Obituary for Fritz Melchers
27.4.1936 – 24.2.2025

On February 24, the immunologist Prof. Dr. Georg Friedrich (Fritz) Melchers died at the age of 88. Fritz Melchers was an outstanding scientist who made significant contributions to immunology as a researcher and research organizer.
His research included the development of cells of the acquired immune system—he identified precursors and developmental stages of B lymphocytes, analyzed their genetics and discovered the "surrogate light chain", an important building block of B lymphocyte development.

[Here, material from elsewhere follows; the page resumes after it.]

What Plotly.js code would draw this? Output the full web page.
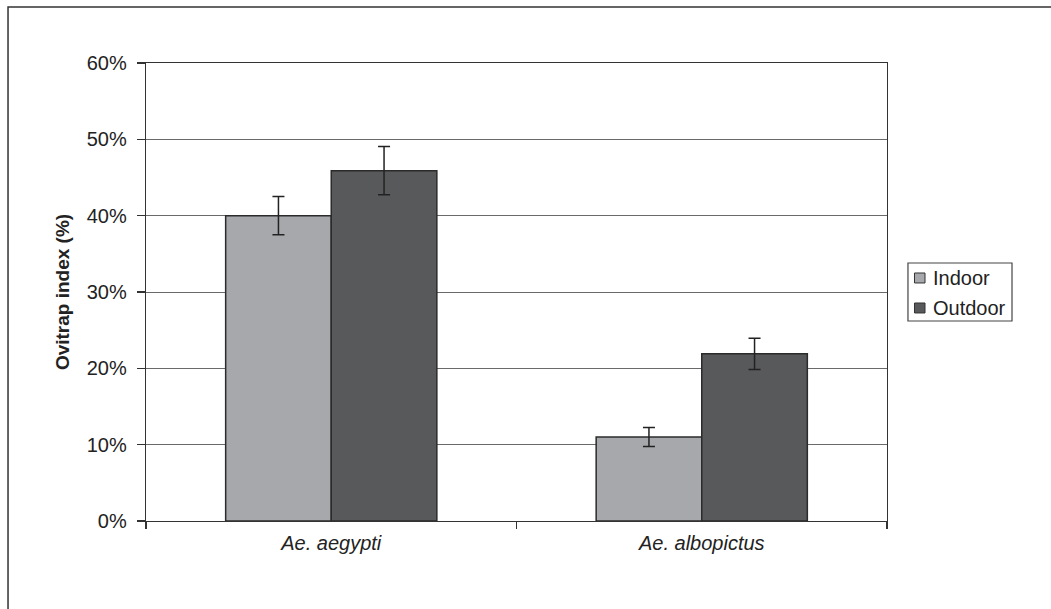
<!DOCTYPE html>
<html>
<head>
<meta charset="utf-8">
<script src="https://cdn.plot.ly/plotly-3.0.1.min.js"></script>
<style>
  html, body { margin: 0; padding: 0; background: #fff; overflow: hidden; }
  #chart { width: 1051px; height: 609px; }
</style>
</head>
<body>
<div id="chart"></div>
<script>
const categories = ["<i>Ae. aegypti</i>", "<i>Ae. albopictus</i>"];
const seriesNames = ["Indoor", "Outdoor"];
const indoorValues = [40.0, 11.0];
const indoorErrors = [2.5, 1.25];
const outdoorValues = [45.9, 21.9];
const outdoorErrors = [3.15, 2.05];
const yTickValues = [0, 10, 20, 30, 40, 50, 60];
const yTickLabels = ["0%", "10%", "20%", "30%", "40%", "50%", "60%"];

const font = "Liberation Sans, Arial, Helvetica, sans-serif";
const colors = ["#a7a8ab", "#58595b"];
const errStyle = { type: "data", visible: true, color: "#222222", thickness: 1.5, width: 6 };

const traces = [
  {
    type: "bar", name: seriesNames[0], x: categories, y: indoorValues,
    marker: { color: colors[0], line: { color: "#2b2b2b", width: 1.5 } },
    error_y: Object.assign({ array: indoorErrors }, errStyle),
    hoverinfo: "none"
  },
  {
    type: "bar", name: seriesNames[1], x: categories, y: outdoorValues,
    marker: { color: colors[1], line: { color: "#2b2b2b", width: 1.5 } },
    error_y: Object.assign({ array: outdoorErrors }, errStyle),
    hoverinfo: "none"
  }
];

// custom legend (paper coordinates)
const legendBox = { x0: 1.0283, x1: 1.1687, y0: 0.4367, y1: 0.5633 };
const legendRows = [0.5306, 0.4651];
const sqHalf = 0.0109;
const shapes = [
  {
    type: "rect", xref: "paper", yref: "paper",
    x0: -0.1862, x1: 1.5, y0: -0.5, y1: 1.1223,
    line: { color: "#333333", width: 1.5 }, fillcolor: "rgba(0,0,0,0)", layer: "below"
  },
  {
    type: "rect", xref: "paper", yref: "paper",
    x0: legendBox.x0, x1: legendBox.x1, y0: legendBox.y0, y1: legendBox.y1,
    line: { color: "#444444", width: 1.2 }, fillcolor: "#ffffff"
  }
];
const annotations = [];
seriesNames.forEach((name, i) => {
  shapes.push({
    type: "rect", xref: "paper", yref: "paper",
    x0: 1.0371, x1: 1.0513, y0: legendRows[i] - sqHalf, y1: legendRows[i] + sqHalf,
    line: { color: "#333333", width: 1 }, fillcolor: colors[i]
  });
  annotations.push({
    xref: "paper", yref: "paper", x: 1.0594, y: legendRows[i],
    xanchor: "left", yanchor: "middle", text: name, showarrow: false,
    font: { family: font, size: 20, color: "#222222" }
  });
});

const layout = {
  width: 1051, height: 609,
  margin: { l: 146, r: 164, t: 63, b: 88, pad: 0 },
  paper_bgcolor: "#ffffff", plot_bgcolor: "#ffffff",
  font: { family: font, size: 20, color: "#222222" },
  barmode: "group", bargap: 0.43, bargroupgap: 0,
  showlegend: false,
  xaxis: {
    type: "category", tickson: "boundaries", ticks: "outside", ticklen: 7,
    tickcolor: "#333333", tickwidth: 1.3,
    showline: true, linecolor: "#333333", linewidth: 1.3, mirror: true,
    showgrid: false, zeroline: false, fixedrange: true,
    tickfont: { family: font, size: 20, color: "#222222" },
    ticklabelstandoff: 4
  },
  yaxis: {
    range: [0, 60], tickmode: "array", tickvals: yTickValues, ticktext: yTickLabels,
    ticks: "outside", ticklen: 8, tickcolor: "#333333", tickwidth: 1.3,
    showline: true, linecolor: "#333333", linewidth: 1.3, mirror: true,
    showgrid: true, gridcolor: "#6a6a6a", gridwidth: 1, zeroline: false, fixedrange: true,
    tickfont: { family: font, size: 20, color: "#222222" },
    ticklabelstandoff: 6,
    title: { text: "<b>Ovitrap index (%)</b>", font: { family: font, size: 19, color: "#222222" }, standoff: 12 }
  },
  shapes: shapes,
  annotations: annotations
};

Plotly.newPlot("chart", traces, layout, { staticPlot: true, displayModeBar: false });
</script>
</body>
</html>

For more than 20 years, Fritz Melchers was the director of the Institute of Immunology in Basel. The Institute was a hub for young researchers and produced dozens of scientists who shaped the field of immunology worldwide in recent decades. Nobel laureates Georges J. F. Köhler, Niels K. Jerne and Susumu Tonegawa, as well as the current president of the European Research Council, Maria Leptin, all worked at the institute. Until its closure in 2001, Melchers shaped the institute as a place of intensive scientific exchange and the development of new research ideas.
In 2003, he joined the Max Planck Institute for Infection Biology as a Senior Research Group Leader. Here he headed the Lymphocyte Development Research Group. Following his time as a Senior Research Group Leader, he continued to work with the Institute as a Max Planck Fellow from 2008 to 2016.
Fritz Melchers was also closely associated with the German Rheumatism Research Centre, which is located in the same building as the Max Planck Institute for Infection Biology. He was a co-founder of the Research Centre and continued to support it in an advisory capacity in the years that followed. After completing his Max Planck Fellowship, he led the Lymphocyte Development research group there as a senior scientist from 2017 until his death.
His legacy lives on in the many scientists he inspired and supported, and in the advances he made in immunology.